I am a fourth-year PhD student in the AI+X research group at University of South Florida (USF) under the supervision of Dr. Sudeep Sarkar. Before that, I received my Bachelor's and Master's degrees in mechanical engineering from USF in 2019.
Interests include Computer Vision, Perception, Representation Learning, and Cognitive Psychology.
We discuss three perceptual prediction models from EST in three progressive versions: temporal segmentation using perceptual prediction framework, temporal segmentation along with event working models based on attention maps, and finally spatial and temporal localization of events. The approaches can learn robust event representations from only a single-pass through an unlabeled streaming video. They show state-of-the-art performance in unsupervised temporal segmentation and spatial-temporal action localization while offering competitive performance with fully supervised baselines that require extensive amounts of annotation.

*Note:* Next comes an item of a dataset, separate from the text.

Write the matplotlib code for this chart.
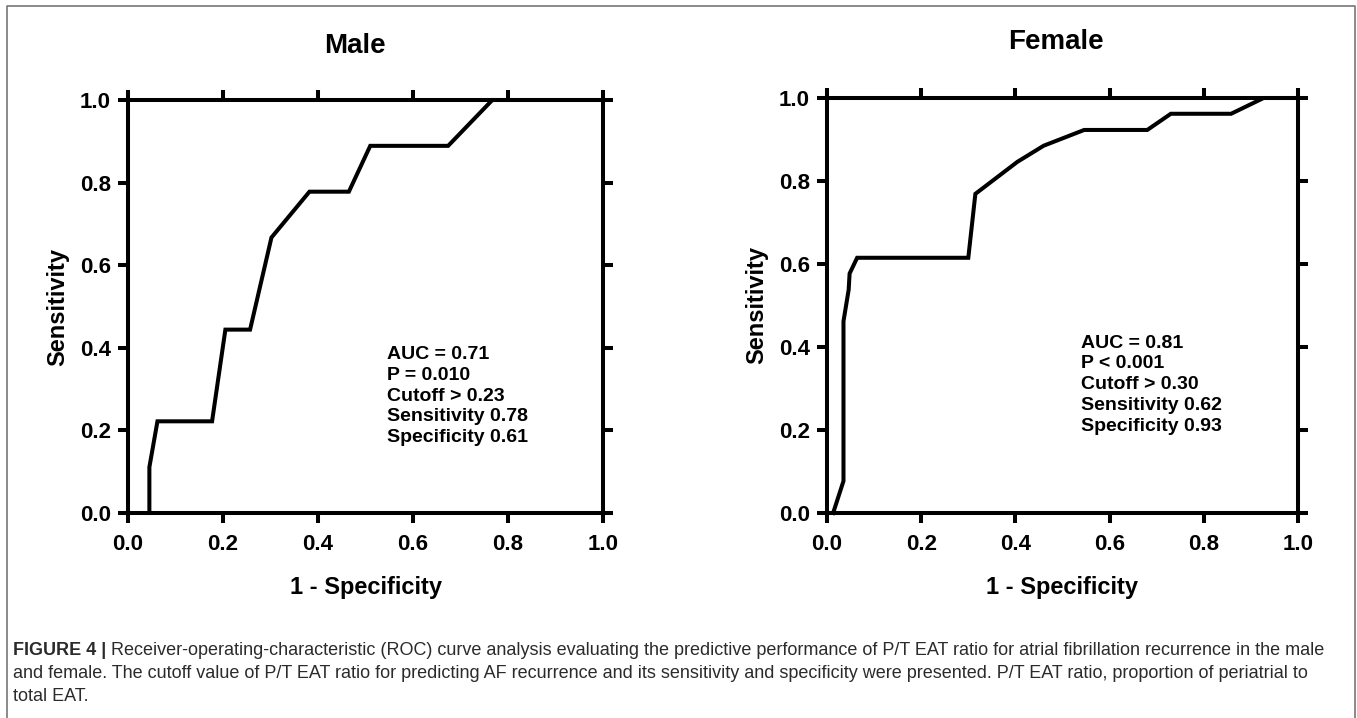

Advances in visual perceptual tasks have been mainly driven by the amount, and types, of annotations of large scale datasets. Inspired by cognitive theories, we present a self-supervised perceptual prediction framework to tackle the problem of temporal event segmentation. Our approach is trained in an online manner on streaming input and requires only a single pass through the video, with no separate training set. Given the lack of long and realistic (includes real-world challenges) datasets, we introduce a new wildlife video dataset – nest monitoring of the Kagu (a flightless bird from New Caledonia) – to benchmark our approach. Our dataset features a video from 10 days (over 23 million frames) of continuous monitoring of the Kagu in its natural habitat. We annotate every frame with bounding boxes and event labels. Additionally, each frame is annotated with time-of-day and illumination conditions.
Graph-based representations are becoming increasingly popular for representing and analyzing video data, especially in object tracking and scene understanding applications. Accordingly, an essential tool in this approach is to generate statistical inferences for graphical time series associated with videos. This paper develops a Kalman-smoothing method for estimating graphs from noisy, cluttered, and incomplete data.
We present a self-supervised perceptual prediction framework capable of temporal event segmentation by building stable representations of objects over time and demonstrate it on long videos, spanning several days. The self-learned attention maps effectively localize and track the event-related objects in each frame. The proposed approach does not require labels. It requires only a single pass through the video, with no separate training set.
This work looks specifically towards training humans to perform a 2:3 polyrhythmic bimanual ratio using haptic force feedback devices (SensAble Phantom OMNI). We implemented an interactive training session to help participants learn to decouple their hand motions quickly.
Brain-Computer interfaces (BCI) are widely used in reading brain signals and converting them into real-world motion. However, the signals produced from the BCI are noisy and hard to analyze. This paper looks specifically towards combining the BCI’s latest technology with ultrasonic sensors to provide a hands-free wheelchair that can efficiently navigate through crowded environments.
This work aim at recovering and improving individuals’ functionality to maintain independence and self-sufficiency. This paper introduces four different assistive technology devices developed by the Center for Assistive, Rehabilitation and Robotics Technologies (CARRT) at the University of South Florida.
This work highlights the different techniques used in deep learning to achieve ASR and how it can be modified to recognize and dictate speech from individuals with speech impediments.